De menselijke maat

31 oktober 2022

Voor de bruikbaarheid, de veiligheid en het comfort van een interieurontwerp is het belangrijk om bij elke stap rekening te houden met wie in het ontwerp gaat wonen of er gebruik van gaat maken.

Ieder interieurontwerp wordt bedacht en uitgevoerd voor het gebruik door een mens en de mens heeft een aantal gezamelijke kenmerken die als uitgangspunt worden genomen bij het vormgeven van gebouwen, ruimten, interieurs en gebruiksvoorwerpen/ objecten. 

Tot het metrisch stelsel kwam was het vanzelfsprekend om menselijke maten als uitgangspunt te nemen zoals een el lang, een voetlengte, duimbreed en handlengte. Hoewel deze oude maatbeschrijving in de loop van tijd dus is vervangen door centimeters en meters worden voor het ontwerp van interieurs en gebruiksvoorwerpen nog steeds de menselijke maat als uitgangspunt genomen. Hierbij wordt de gemiddelde maat van de mens genomen. Hierbij wordt onderscheid gemaakt tussen de statische maat en de dynamische maat.

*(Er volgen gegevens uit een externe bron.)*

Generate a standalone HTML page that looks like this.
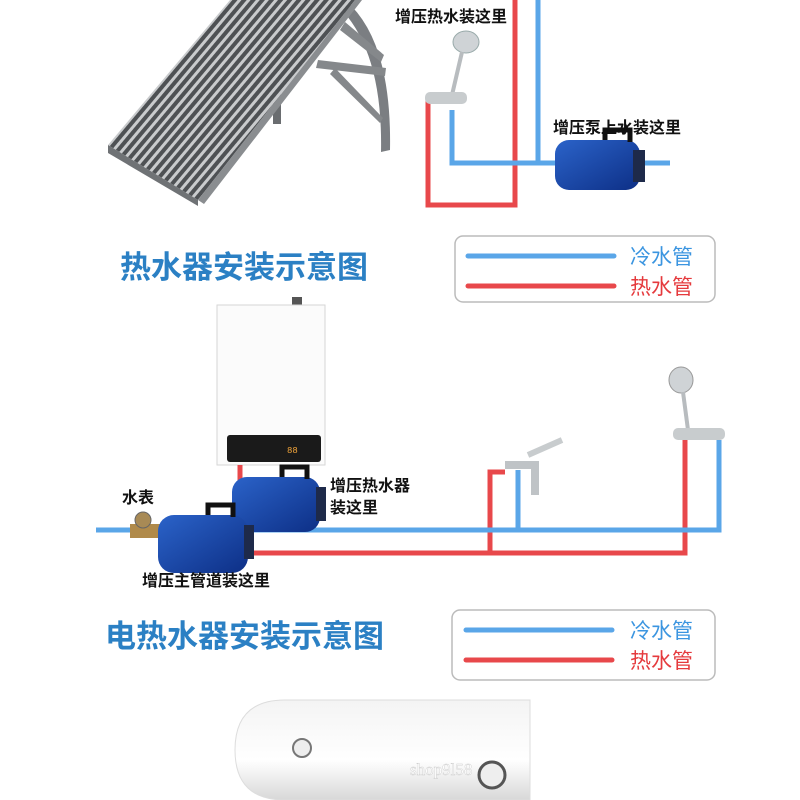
<!DOCTYPE html>
<html><head><meta charset="utf-8"><style>
body{margin:0;background:#fff;}
svg{display:block}
.t{font-family:"Liberation Sans","Noto Sans CJK SC",sans-serif;font-weight:bold;}
</style></head><body>
<svg width="800" height="800" viewBox="0 0 800 800" xmlns="http://www.w3.org/2000/svg">
<defs>
<pattern id="stripes" width="7" height="7" patternUnits="userSpaceOnUse" patternTransform="rotate(40)">
<rect width="7" height="7" fill="#4e5154"/><rect width="3" height="7" fill="#c9cbcd"/>
</pattern>
<linearGradient id="tank" x1="0" y1="0" x2="0" y2="1"><stop offset="0" stop-color="#f4f4f4"/><stop offset="0.6" stop-color="#fff"/><stop offset="1" stop-color="#d8d8d8"/></linearGradient>
<linearGradient id="pump" x1="0" y1="0" x2="1" y2="1"><stop offset="0" stop-color="#2b63c9"/><stop offset="1" stop-color="#0d2f86"/></linearGradient>
</defs>

<!-- solar stand -->
<path d="M345 0 Q392 40 390 150 L381 152 Q383 50 338 6 Z" fill="#7b7e82"/>
<path d="M345 22 L384 55 L381 62 L340 30 Z" fill="#85888b"/>
<path d="M318 60 L386 68 L385 76 L316 68 Z" fill="#85888b"/>
<path d="M335 68 L383 118 L380 123 L330 74 Z" fill="#85888b"/>
<rect x="273" y="92" width="8" height="32" fill="#6a6d70"/>
<!-- solar panel -->
<polygon points="108,145 198,200 355,0 230,0" fill="url(#stripes)"/>
<polygon points="198,200 355,0 362,0 204,204" fill="#8a8d90"/>
<polygon points="108,145 198,200 198,206 108,153" fill="#6f7275"/>

<!-- top pipes -->
<g fill="none" stroke-width="5">
<path d="M515 0 V205 H428 V100" stroke="#e8484b"/>
<path d="M538 0 V163 M670 163 H452 V110" stroke="#5aa6e8"/>
</g>
<!-- shower + faucet top -->
<ellipse cx="466" cy="42" rx="13" ry="11" fill="#cfd3d6" stroke="#9aa" />
<path d="M462 52 L452 95" stroke="#b8bcbf" stroke-width="4"/>
<rect x="425" y="92" width="42" height="12" rx="5" fill="#c8ccce"/>
<!-- top pump -->
<g transform="translate(555,128)"><rect x="0" y="12" width="85" height="50" rx="14" fill="url(#pump)"/><path d="M50 12 V2 H75 V14" stroke="#111" stroke-width="5" fill="none"/><rect x="78" y="22" width="12" height="32" fill="#1e2a4a"/></g>
<text class="t" x="395" y="22" font-size="16" fill="#111">增压热水装这里</text>
<text class="t" x="553" y="133" font-size="16" fill="#111">增压泵上水装这里</text>

<!-- title 1 -->
<text class="t" x="120" y="278" font-size="31" fill="#2b80c4">热水器安装示意图</text>
<!-- legend 1 -->
<rect x="455" y="236" width="260" height="66" rx="8" fill="#fff" stroke="#bbb" stroke-width="1.5"/>
<line x1="468" y1="256" x2="614" y2="256" stroke="#5aa6e8" stroke-width="5" stroke-linecap="round"/>
<line x1="468" y1="286" x2="614" y2="286" stroke="#e8484b" stroke-width="5" stroke-linecap="round"/>
<text class="t" x="630" y="264" font-size="21" fill="#3b95e0" style="font-weight:normal">冷水管</text>
<text class="t" x="630" y="294" font-size="21" fill="#e53a3d" style="font-weight:normal">热水管</text>

<!-- heater -->
<rect x="292" y="297" width="10" height="9" fill="#555"/>
<rect x="217" y="305" width="108" height="160" fill="#fbfbfb" stroke="#d6d6d6"/>
<rect x="227" y="435" width="94" height="27" rx="3" fill="#1a1a1a"/>
<text x="287" y="453" font-size="9" fill="#f2a53a" font-family="Liberation Mono">88</text>

<!-- middle pipes -->
<g fill="none" stroke-width="5">
<path d="M245 553 H685 V440" stroke="#e8484b"/>
<path d="M490 553 V472 H505" stroke="#e8484b"/>
<path d="M240 465 V530" stroke="#e8484b"/>
<path d="M96 530 H719 V440" stroke="#5aa6e8"/>
<path d="M518 530 V470" stroke="#5aa6e8"/>
</g>
<!-- faucet -->
<path d="M505 465 H535 V495" stroke="#bfc3c6" stroke-width="8" fill="none"/>
<path d="M528 455 L562 440" stroke="#c8ccce" stroke-width="6"/>
<!-- shower -->
<ellipse cx="681" cy="380" rx="12" ry="13" fill="#cfd3d6" stroke="#999"/>
<path d="M683 392 L688 430" stroke="#b8bcbf" stroke-width="4"/>
<rect x="673" y="428" width="52" height="12" rx="5" fill="#c8ccce"/>

<!-- meter -->
<rect x="130" y="524" width="32" height="14" fill="#b08a4a"/>
<circle cx="143" cy="520" r="8" fill="#a88a55" stroke="#666"/>
<!-- pumps -->
<g transform="translate(232,465)"><rect x="0" y="12" width="88" height="55" rx="15" fill="url(#pump)"/><path d="M50 12 V2 H75 V14" stroke="#111" stroke-width="5" fill="none"/><rect x="84" y="22" width="10" height="34" fill="#1e2a4a"/></g>
<g transform="translate(158,503)"><rect x="0" y="12" width="90" height="58" rx="16" fill="url(#pump)"/><path d="M50 12 V2 H75 V14" stroke="#111" stroke-width="5" fill="none"/><rect x="86" y="22" width="10" height="34" fill="#1e2a4a"/></g>

<text class="t" x="122" y="503" font-size="16" fill="#111">水表</text>
<text class="t" x="330" y="491" font-size="16" fill="#111">增压热水器</text>
<text class="t" x="330" y="513" font-size="16" fill="#111">装这里</text>
<text class="t" x="142" y="586" font-size="16" fill="#111">增压主管道装这里</text>

<!-- title 2 -->
<text class="t" x="105" y="647" font-size="31" fill="#2b80c4">电热水器安装示意图</text>
<rect x="452" y="610" width="263" height="70" rx="8" fill="#fff" stroke="#bbb" stroke-width="1.5"/>
<line x1="466" y1="630" x2="612" y2="630" stroke="#5aa6e8" stroke-width="5" stroke-linecap="round"/>
<line x1="466" y1="660" x2="612" y2="660" stroke="#e8484b" stroke-width="5" stroke-linecap="round"/>
<text class="t" x="630" y="638" font-size="21" fill="#3b95e0" style="font-weight:normal">冷水管</text>
<text class="t" x="630" y="668" font-size="21" fill="#e53a3d" style="font-weight:normal">热水管</text>

<!-- tank -->
<path d="M285 700 H530 V800 H285 Q235 800 235 750 Q235 700 285 700 Z" fill="url(#tank)" stroke="#ddd"/>
<circle cx="302" cy="748" r="9" fill="#eee" stroke="#777" stroke-width="2"/>
<circle cx="492" cy="775" r="13" fill="#eee" stroke="#555" stroke-width="3"/>
<text x="410" y="775" font-size="17" fill="#fff" stroke="#ccc" stroke-width="0.4" font-family="Liberation Serif">shop9l58</text>
</svg>
</body></html>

De statische maat geeft de gemiddelde lichaamslengte, het gewicht, de kracht, de armlengte, de handmaten en de bewegingsmogelijkheden van het gehele lichaam. Dit zijn de statische maten omdat het hier puur gaat om de lichaamsmaten, bijvoorbeeld de gemiddelde lengte van de onderarm, wat vroeger de el genoemd werd, die nu op 68 cm is gesteld.

Deze statische maten worden veel gebruikt voor de maatvoering van een toilet, bad, trap, doorgangen en bij de hoogte van lichtschakelaars aan de muur.. Maar ook bij de keuze voor de vorm, het materiaal en de techniek in een gebruiksvoorwerp. De menselijke maat is dus een zeer belangrijk gegeven waarmee je rekening moet houden met het maken van een ontwerp. De wetenschap die zich bezig houd met de interactie tussen de menselijke maat en het ontwerp heet ergonomie.

Ergonomie streeft naar het zodanig ontwerpen van gebruiksvoorwerpen, technische systemen en taken dat de veiligheid, de gezondheid, het comfort en het doeltreffend functioneren van mensen wordt bevorderd. De ergonomie bestrijkt een zeer groot werkterrein, maar er kunnen drie specialisatiedomeinen worden genoemd: Fysieke, cognitieve en organisatie ergonomie.

In de interieuromgeving worden vooral de inzichten uit de fysieke ergonomie gebruikt.  De fysieke ergonomie gaat uit van de menselijke anatomie, antropometrie (het meten van mensen), de interne lichaamsprocessen en de bewegingsleer. Relevante onderwerpen zijn werkhoudingen, manueel hanteren van lasten, wederkerende bewegingen, werk gerelateerde klachten aan je gewrichten/ bewegingsapparaat, werkplekinrichting, veiligheid en gezondheid. De technische universiteit die zich hier onder andere mee bezighoud heeft de DINED site ontwikkeld waar allerhande (wetenschappelijke) tabellen te vinden zijn over de menselijke maten.

Bij de indeling van een ruimte kan niet alleen uitgegaan worden van de statische maten van de mens. Het menselijk lichaam verandert namelijk van maat zodra het beweegt. Wanneer er gebukt wordt voor de vriezer, of om een wasmand op te pakken, tanden worden gepoetst of uit een bed/ bad gestapt wordt veranderd de ruimte die nodig is. Dit zijn de dynamische maten. Zo is bij een ladekast niet alleen de ruimte voor de mens nodig maar ook de ruimte om de arm te strekken en de lade uit te trekken. Bij het indelen van de ruimte moet er dus rekening gehouden worden met de ruimte die nodig is om de activiteit uit te voeren. Wanneer hier geen rekening mee gehouden wordt kan de ruimte om een object zoals wasmachine of kast te klein worden en structureel belemmerend werken.